Recipe By deliciousbali
Published Jun 8th
Prep 20m Cook 20m Additional - Ready In 40m
Servings 4 servings Calories 660.8

Delicious pasta recipe with fennel, zucchini, and prawns in tomato sauce. Recipe is also good with octopus instead of prawns.

Recipe Ingredients

  • 1 (16 ounce) package conchiglie(seashell) pasta
  • 2 tablespoons olive oil, divided
  • 1 large fennel bulb, cut into thin strips
  • 1 zucchini, halved lengthwise and sliced
  • 1 stalk celery with leaves, sliced
  • 4 shallots, cut into thin strips
  • 3 cloves garlic, sliced thin
  • 1 red chile pepper, sliced thin
  • 15 prawns, or more to taste, peeled and deveined
  • 1 (14 ounce) can tomato puree
  • 1 teaspoon fennel seed
  • salt and freshly ground black pepper to taste

Cooking Directions

  1. 1 Bring a large pot of lightly salted water to a boil. Cook pasta in the boiling water, stirring occasionally until cooked through but firm to the bite, about 10 minutes; drain, reserving 3 tablespoons of the water.
  2. 2 Heat 1 tablespoon olive oil in large skillet or wok over medium-high heat. Saute fennel, zucchini, celery, shallots, garlic, and red pepper in hot oil until fragrant, 1 to 2 minutes; add prawns and continue to cook until prawns have changed color, about 1 minute per side.
  3. 3 Pour tomato puree over the vegetables; add fennel seed and stir. Bring mixture to a simmer and cook until the vegetables are slightly tender, 5 to 7 minutes. Stir reserved water from boiling the pasta into the sauce mixture. Season sauce with salt and freshly ground black pepper. Pour sauce and vegetable mixture over the drained pasta, add 1 tablespoon olive oil, and stir to coat.

Nutrition Facts

  • Calories 660.8
  • Carbohydrate 115.3 g
  • Cholesterol 66.8 mg
  • Fat 10.4 g
  • Fiber 11.7 g
  • Protein 28.6 g
  • Saturated Fat 1.6 g
  • Sodium 553.4 mg
  • Sugar 9.4 g

Chef's Notes

I used Vannamei prawns and a yellow zucchini to add more colors to the dish; Two small fennel bulbs can be used in place of one large.


  1. Had Fennel leftover in the fridge, prawns in the freezer, went and got the noodles. Very nice, I will make it again!!!!!
  2. AMAZING!!
  3. This was a nice change though maybe a bit heavy on the fresh fennel.
  4. Had fennel shrimp and shallots in the fridge. Substituted carrots for zuchinni; left out the celery; substituted sweet peppers and red chili flakes and used tomato paste water and chicken bouillon.
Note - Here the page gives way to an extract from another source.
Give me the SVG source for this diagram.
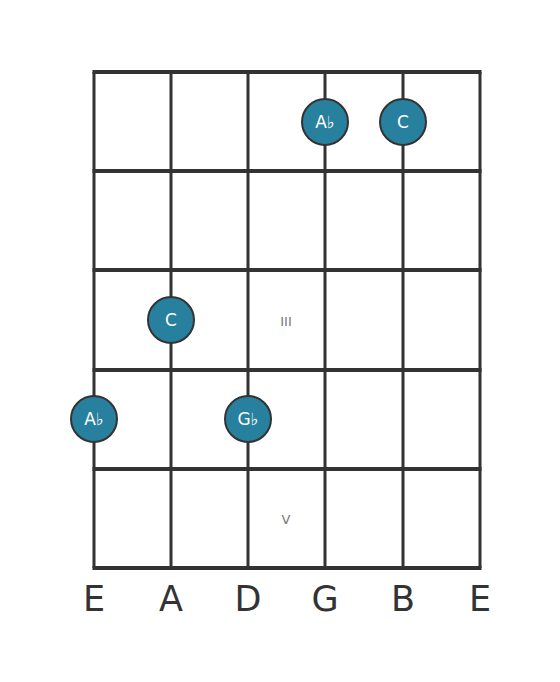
<svg xmlns="http://www.w3.org/2000/svg" width="560" height="682" viewBox="0 0 560 682">
<style>
.fret{stroke:#333;stroke-width:4;fill:none}
.str{stroke:#333;stroke-width:3;fill:none}
.dot{fill:#27809e;stroke:#333;stroke-width:2}
.nt{fill:#fff;font-family:"DejaVu Sans",sans-serif;font-size:17px;text-anchor:middle}
.rn{fill:#777;font-family:"DejaVu Sans",sans-serif;font-size:13px;text-anchor:middle}
.sl{fill:#333;font-family:"DejaVu Sans",sans-serif;font-size:35px;text-anchor:middle}
</style>
<rect width="560" height="682" fill="#fff"/>
<g id="connectors">
<line class="str" x1="94" y1="72" x2="94" y2="568"/>
<line class="str" x1="171" y1="72" x2="171" y2="568"/>
<line class="str" x1="248" y1="72" x2="248" y2="568"/>
<line class="str" x1="325" y1="72" x2="325" y2="568"/>
<line class="str" x1="403" y1="72" x2="403" y2="568"/>
<line class="str" x1="480" y1="72" x2="480" y2="568"/>
<line class="fret" x1="92.5" y1="72" x2="481.5" y2="72"/>
<line class="fret" x1="92.5" y1="171" x2="481.5" y2="171"/>
<line class="fret" x1="92.5" y1="270" x2="481.5" y2="270"/>
<line class="fret" x1="92.5" y1="370" x2="481.5" y2="370"/>
<line class="fret" x1="92.5" y1="469" x2="481.5" y2="469"/>
<line class="fret" x1="92.5" y1="568" x2="481.5" y2="568"/>
</g>
<g id="fret-labels">
<text class="rn" x="286" y="326">III</text>
<text class="rn" x="286" y="524">V</text>
</g>
<g id="n1"><circle class="dot" cx="325" cy="122" r="23"/><text class="nt" x="325" y="128">A♭</text></g>
<g id="n2"><circle class="dot" cx="403" cy="122" r="23"/><text class="nt" x="403" y="128">C</text></g>
<g id="n3"><circle class="dot" cx="171" cy="320" r="23"/><text class="nt" x="171" y="326">C</text></g>
<g id="n4"><circle class="dot" cx="94" cy="419" r="23"/><text class="nt" x="94" y="425">A♭</text></g>
<g id="n5"><circle class="dot" cx="248" cy="419" r="23"/><text class="nt" x="248" y="425">G♭</text></g>
<g id="strings">
<text class="sl" x="94" y="611">E</text>
<text class="sl" x="171" y="611">A</text>
<text class="sl" x="248" y="611">D</text>
<text class="sl" x="325" y="611">G</text>
<text class="sl" x="403" y="611">B</text>
<text class="sl" x="480" y="611">E</text>
</g>
</svg>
A definite repeat.
  5. Terribly delicious:) Cooked it without fennel zucchini and shallot but added a little bit carrot to the vegetables still super yum!
  6. I made every effort to follow the recipe and measure ingredients. The only alterations I made were to substitute one regular onion for the shallots and canned petite tomatoes for the sauce. Easy to prepare and the vegetables were a great combination. Will make again.